Activation of the actuator causes the inner sleeve 2 to be moved in the direction of the arrows shown in FIG. 1a. FIG. 1b shows the apparatus of FIG. 1a in a partially open position, wherein the apertures 4 of the inner sleeve encroach on the chamber 8, thereby opening up a flow path. In the fully open position of FIG. 1c, the apertures 4 of the inner sleeve are located entirely within the chamber 8.
Various problems may be encountered with this conventional type of flow control device. For example, as the device begins to enter an “open” position, pressure on one side of the seal tends to distort the seal and extrude it in the direction of fluid flow. Therefore, in the example shown in FIG. 1b, the seal 6 tends to be extruded into the apertures of the inner sleeve. Should the fluid flow be in the opposite direction (i.e. from the production tubing to the well bore), the seal tends to extrude into the annular gap between the sleeves.
Another problem with this type of flow control device is that, at the point of opening, the fluid is flowing very quickly through the apertures, and at high pressure, with the result that the seal 6 can be damaged or dragged into the apertures 4 of the inner sleeve.
The high velocity of the fluid flow in the “just open” position of FIG. 1b can also cause another problem, namely that of erosion of the edges of the apertures, particularly when the fluid is contaminated with solid particles such as sand. Yet another problem which may be encountered with conventional flow control devices is that the increase in fluid flow rate is not linear with linear movement of the tube and so accurate variable flow control is difficult, especially when low flow rates are required.
In accordance with a first aspect of the invention there is provided a flow control device comprising an outer sleeve having at least one aperture through its wall, an inner sleeve having at least one aperture through its wall and means for providing relative sliding movement of the sleeves between “open” positions allowing variable flow of fluid through the apertures of the sleeves and “closed” positions, characterised by a pressure-reducing region arranged to reduce the pressure of fluid flowing through the at least one aperture of one of the sleeves.
The provision of a pressure-reducing region reduces the risk of damage of the seal 6 and reduces the likelihood of it being dragged into the apertures of the sleeve. Furthermore, erosion of the apertures is reduced.
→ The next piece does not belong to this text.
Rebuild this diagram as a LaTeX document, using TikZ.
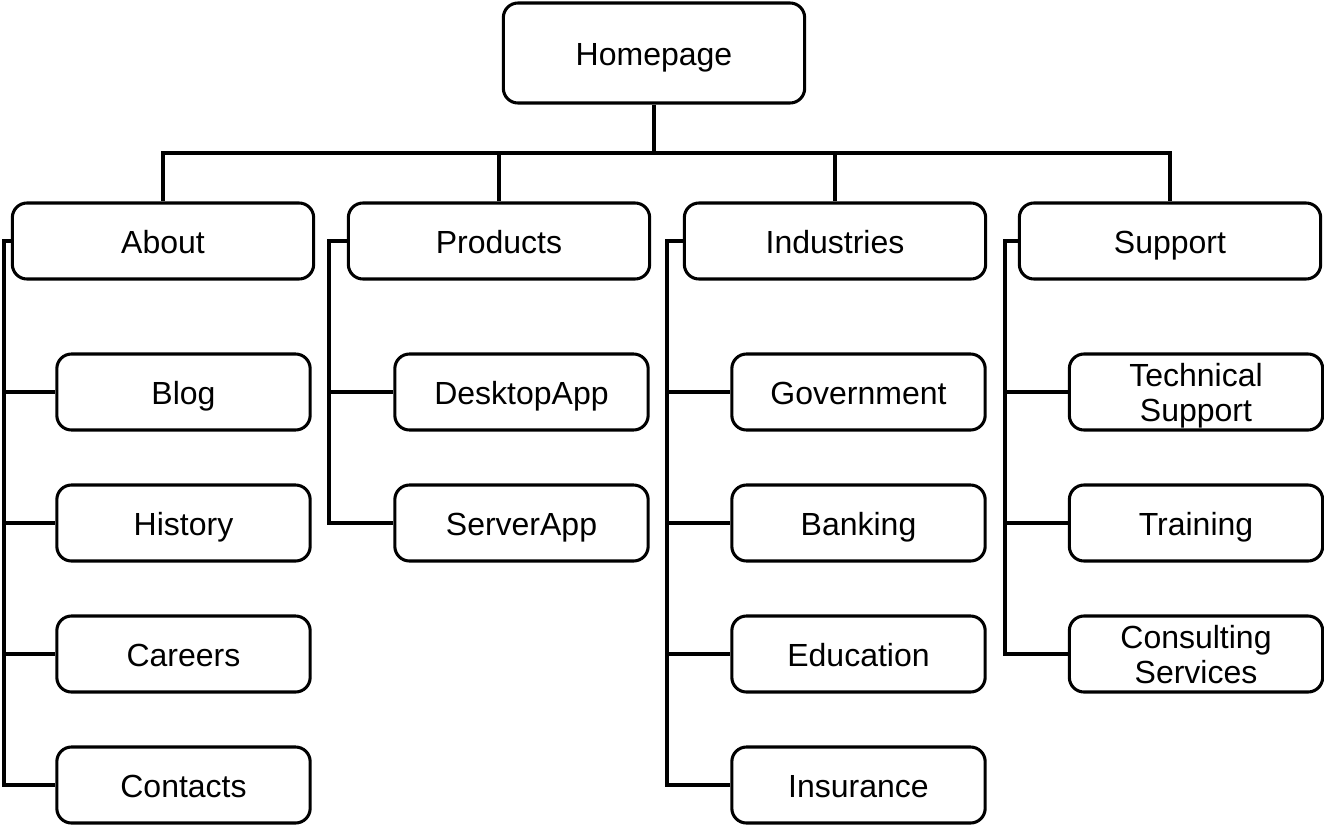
\documentclass[tikz,border=0pt]{standalone}
\usepackage{fontspec}
\setmainfont{Liberation Sans}
\begin{document}
\begin{tikzpicture}[x=0.75pt,y=-0.75pt,
  box/.style={draw,line width=2.3pt,rounded corners=11pt,fill=white,inner sep=0pt,align=center,
    text height=20pt,text depth=2pt,
    font=\fontsize{24}{26}\selectfont},
  twoline/.style={text height=46pt,text depth=2pt},
  topbox/.style={box,minimum width=226pt,minimum height=75pt},
  secbox/.style={box,minimum width=226pt,minimum height=57pt},
  leafbox/.style={box,minimum width=190pt,minimum height=57pt},
  conn/.style={line width=2.3pt}]
\useasboundingbox (0,0) rectangle (1324,825);
\node[topbox] (home) at (654,53) {Homepage};
\node[secbox] (about) at (163,241) {About};
\node[secbox] (products) at (499,241) {Products};
\node[secbox] (industries) at (835,241) {Industries};
\node[secbox] (support) at (1170,241) {Support};
\node[leafbox] (blog) at (183.5,392) {Blog};
\node[leafbox] (history) at (183.5,523) {History};
\node[leafbox] (careers) at (183.5,654) {Careers};
\node[leafbox] (contacts) at (183.5,785) {Contacts};
\node[leafbox] (desktop) at (521.5,392) {DesktopApp};
\node[leafbox] (server) at (521.5,523) {ServerApp};
\node[leafbox] (government) at (858.5,392) {Government};
\node[leafbox] (banking) at (858.5,523) {Banking};
\node[leafbox] (education) at (858.5,654) {Education};
\node[leafbox] (insurance) at (858.5,785) {Insurance};
\node[leafbox,twoline] (technical) at (1196,392) {Technical\\Support};
\node[leafbox] (training) at (1196,523) {Training};
\node[leafbox,twoline] (consulting) at (1196,654) {Consulting\\Services};
\coordinate (bus) at (0,153);
\draw[conn] (home.south) -- (home.south |- bus);
\draw[conn] (about.north) -- (about.north |- bus) -- (support.north |- bus) -- (support.north);
\draw[conn] (products.north) -- (products.north |- bus);
\draw[conn] (industries.north) -- (industries.north |- bus);
\coordinate (aL) at (4,0);
\coordinate (pL) at (329,0);
\coordinate (iL) at (667,0);
\coordinate (sL) at (1005,0);
\draw[conn] (about.west) -| (aL |- contacts.west) -- (contacts.west);
\foreach \n in {blog,history,careers} \draw[conn] (aL |- \n.west) -- (\n.west);
\draw[conn] (products.west) -| (pL |- server.west) -- (server.west);
\draw[conn] (pL |- desktop.west) -- (desktop.west);
\draw[conn] (industries.west) -| (iL |- insurance.west) -- (insurance.west);
\foreach \n in {government,banking,education} \draw[conn] (iL |- \n.west) -- (\n.west);
\draw[conn] (support.west) -| (sL |- consulting.west) -- (consulting.west);
\foreach \n in {technical,training} \draw[conn] (sL |- \n.west) -- (\n.west);
\end{tikzpicture}
\end{document}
According to a second aspect of the invention, there is provided a flow control device comprising an outer sleeve having at least one aperture through its wall, an inner sleeve having at least one aperture through its wall, means for providing relative sliding movement of the sleeves between “open” positions allowing variable flow of fluid through the apertures of the sleeves and “closed” positions and a sealing arrangement between the inner and outer sleeves comprising at least one seal, characterised by seal bypass means arranged to permit a portion of fluid to seep around the seal so that the fluid pressure acting on a region of the seal is reduced.
The provision of a seal bypass reduces the likelihood of extrusion of the seal which was hitherto encountered. As the fluid seeps around the seal, the pressure on the opposite sides of the seal tends to equalise.
According to a further aspect of the invention, there is provided a flow control device comprising an outer sleeve having at least one aperture through its wall, an inner sleeve having at least one aperture through its wall and means for providing relative sliding movement of the sleeves between “open” positions allowing variable flow of fluid through the apertures of the sleeves and “closed” positions, characterised in that an edge region of the at least one aperture of one of the sleeves includes erosion resistant means.
The provision of an erosion resistant means prolongs the lifetime of the flow control device. Preferably the erosion resistant means includes tungsten.
A further aspect of the invention comprises the provision of tapered edge regions for the apertures of the sleeves, also for the purpose of reducing erosion.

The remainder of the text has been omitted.